If you were trying to out me as a total nerd, Meg, you’ve succeeded admirably.
-Is "play" important to a writer? How so (if it is?)
Writing is play. At least fiction writing is. We’re essentially doing the same thing we did as children when we “played pretend” and invented make-believe stories and acted them out with action figures and stuffed animals.
I think we sometimes forget that, because the world of Writing and The Arts is so full of anxiety and envy and self-promotion and pretention and posers and haters. It’s poisonous stuff, and for me, the competitive who-got-that-award, who-got-that-big-advance, who-had-a-story-in-the-New-Yorker, who-recognized-my-nametag-at-AWP, who-limned-the-front-page-of-the-New-York-Times-Book-Review, who-was-listed-by-Granta’s-best-novelists-under-twelve—it just made me miserable, made me loathe what I was doing.
I learned that I had to find a way to get back to “play” if I was going to write at all. To find a way to get into that zone, that dreamworld of a kid who is moving two rocks around and making them talk to one another. I had to rediscover the pleasure of inventing stuff for its own sake. Otherwise, I don’t see what the point of doing it is.
-Please talk about your new dog! How did you find him/her. How is it to have a dog around? Does it change things?
My dog’s name is Ray Bradbury, named in honor of the late writer. Ray is a rescue dog, a strange hybrid mutt, part Corgi, part Pit Bull, as far as I can guess. He was abandoned, tied up in a back yard after his owner moved away, and he went through a couple of dog pounds and then was taken in by an organization called Canine Lifeline, in Cleveland, which is how I found him.
He is a very polite, gentle spirit, and when I first brought him home all he wanted was to be petted and to snuggle up close to me. He wasn’t particularly interested in toys or treats or even food--just physical contact. He reminded me of what it feels like to be grief-stricken.
When I first stroked his face and ears, I noticed that there were weird little hard pellets under his skin. They were bb’s. Apparently, someone had been shooting him in the face with a bb gun, there are about twenty bb’s. There is one just below his left eye, and he’s lucky it didn’t blind him.
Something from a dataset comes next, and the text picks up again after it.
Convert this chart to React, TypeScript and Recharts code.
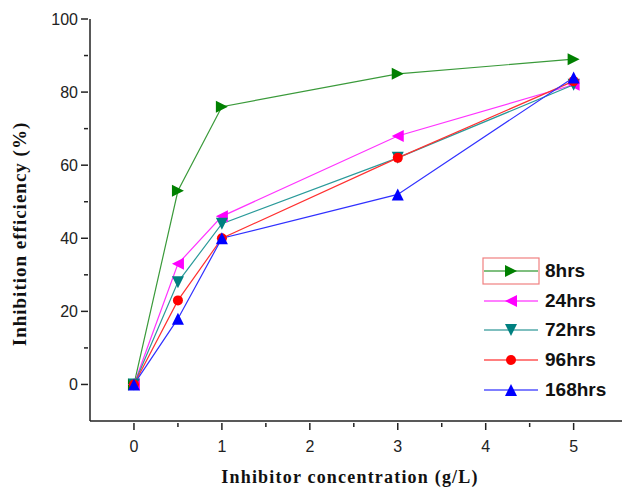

It’s strange to me that he still believes in people. Yet he does. He approaches strangers with a diffident hopefulness. He knows lots of commands—sit and stay and heel and come and shake hands, and probably some that I haven’t discovered yet.
I can’t help but think that there must have been someone who loved him, that he lost someone who took time with him, talked to him, and then they were gone and there was nothing he could do about this. No way to express it. How long was he alone in that back yard before he was delivered into the hands of fate? Most of us know what that's like, at some level.
Does it change things? I’m not sure what you mean by “change,” but I want to say that yes it does alter things a little. My wife died a few years ago, and both of my sons are in college now, and this is the first time in my life that I’ve actually lived alone. Having a companion in the day-to-day makes a difference. For me at least it does, and I hope for Ray as well. I like to think that our finding each other makes some tiny, almost imperceptible alteration in the world—the fact that he has a home, the fact that I’m less lonely. Though of course I’m being sentimental. The world will go on, as Joy Williams says, “infinite in its possibilities and uncaring.”